Hay días en los que la idea de un viaje aparece sin avisar. Uno continúa con la rutina, revisa correos, atiende llamadas y, de pronto, la mente se escapa hacia una playa lejana, una plaza antigua o una estación de tren que todavía no conoce. Esa imagen regresa con una calma insistente, como si buscara abrir una rendija por donde entrar. No se presenta con urgencia. Se instala con paciencia y, al hacerlo, deja claro que algo dentro de uno empezó a moverse.
Con los años he entendido que esa insistencia responde a lo que uno vive en ese momento. Después de semanas densas surge el deseo de un horizonte amplio, de un mar que permita caminar sin presión. En épocas de decisiones importantes aparecen ciudades donde una librería ordena el ánimo y un museo abre un respiro que ayuda a pensar mejor. En etapas de cansancio profundo se asoman pueblos pequeños, con plazas silenciosas y rostros familiares, donde el tiempo se acomoda de forma más amable.
Cada estado interior dibuja su propio paisaje. Esa inclinación suele nacer de señales discretas. Alguien menciona una costa donde pasó días tranquilos, y uno siente que necesita algo parecido. Un libro describe una ciudad de invierno, y esa imagen coincide con lo que la vida pide en ese instante. Una fotografía antigua de un mercado o de una estación provoca una nostalgia que no tiene explicación inmediata.
Se trata de imitar historias ajenas, de reconocer cuándo un lugar coincide con la etapa que se transita. Cuando llega el momento de partir, el viaje confirma o ajusta lo que intuíamos. Algunas costas ordenan el pensamiento desde la primera mañana, cuando el viento despeja lo que venía acumulado. Hay ciudades que sostienen el ánimo con su ritmo constante, esas donde basta una caminata nocturna para recuperar claridad.

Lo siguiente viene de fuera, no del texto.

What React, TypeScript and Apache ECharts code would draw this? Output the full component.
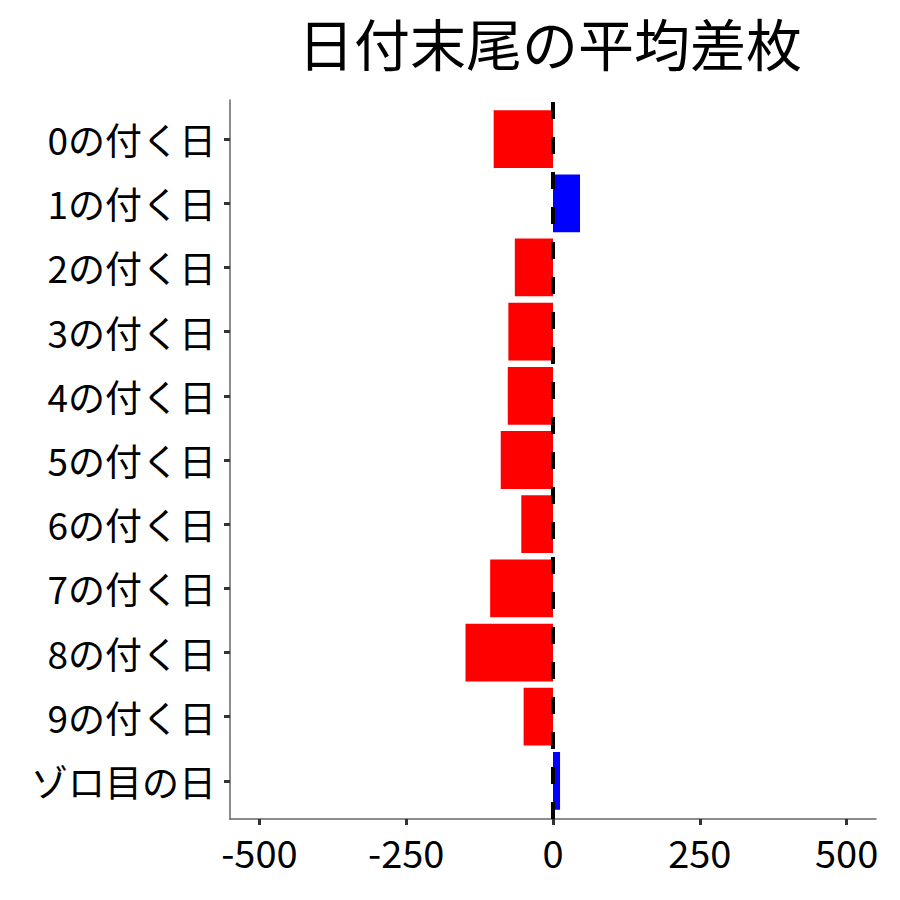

Existen pueblos donde la calma se instala con naturalidad y donde una conversación breve deja una frase que acompaña todo el día. El viaje empieza a hacer su trabajo sin grandes gestos, a través de impresiones sencillas que se repiten con suavidad. En esos días lejos de casa uno comprende por qué ese destino insistía en aparecer. El aire parece más liviano que en la ciudad de origen, o el silencio tiene una textura que invita a escucharlo.
Una caminata devuelve orden. Una charla breve con alguien del mercado ofrece una perspectiva inesperada. Un trayecto en autobús regala horas de pensamiento sin interrupciones, como si la ruta estuviera hecha para que algunas ideas encontraran su forma final. El paisaje funciona como espejo y refugio a la vez, y ayuda a colocar cada pieza donde corresponde. El regreso confirma la intuición inicial.
La vida continúa con su ritmo habitual, pero algo cambió en la forma de mirarla. El viaje no resolvió todo. Acomodó prioridades. Ajustó el ánimo. Dejó una claridad que no estaba antes. A veces basta recordar la luz de aquella tarde frente al mar, la mesa junto a la ventana de aquel café o el olor a lluvia en una calle empedrada para recuperar ese estado de orden silencioso que uno había encontrado lejos de casa. Tal vez eso es lo esencial de viajar en ciertos momentos.
No ir hacia cualquier sitio, sino hacia el lugar que acompaña lo que la vida pide. Cada etapa tiene su geografía posible, y cada geografía ofrece una manera distinta de avanzar. Las señales aparecen sin estridencias. Escucharlas es el primer paso. Todo lo que viene después es consecuencia de haber reconocido a tiempo hacia dónde quería moverse la propia historia.